The solution must enable non-technical users to obfuscate data using encryption, decryption, and/or hashing. All cryptographic operations must be auditable. Many organizations have selective revelation workflows , where access to certain data is only allowed after a user provides rationale (e.g., a health insurance administrator may need specific permission to view a member’s Social Security Number). In these scenarios, sensitive data is often encrypted by default and users with legitimate/approved purposes can selectively decrypt specific fields when they need it. Data systems must be able to allow these cryptographic functions in a flexible, precise, and auditable way.
Conclusion As enterprises have built out their data ecosystems over time, their expectations related to performance, impact, and scale have likewise grown.
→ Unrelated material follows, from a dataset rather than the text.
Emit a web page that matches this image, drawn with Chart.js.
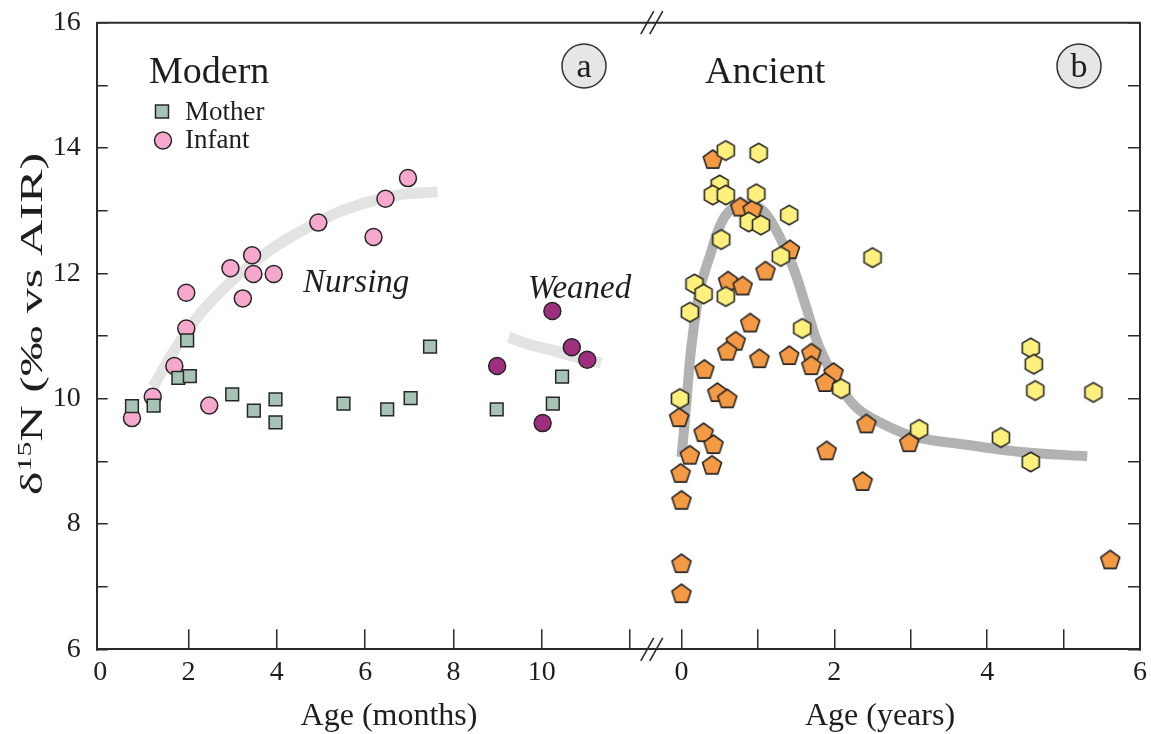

However, many enterprises continue to rely on an outdated baseline of security requirements in their RFPs. While every organization and every data system has specific, idiosyncratic security requirements, organizations should be aware of the full range of operational security capabilities available to them in order to avoid the false tradeoff between data security and data transparency. Where relevant, RFPs should be designed to surface information related to granular permissioning, purpose-based access controls, security markings, and data obfuscation capabilities.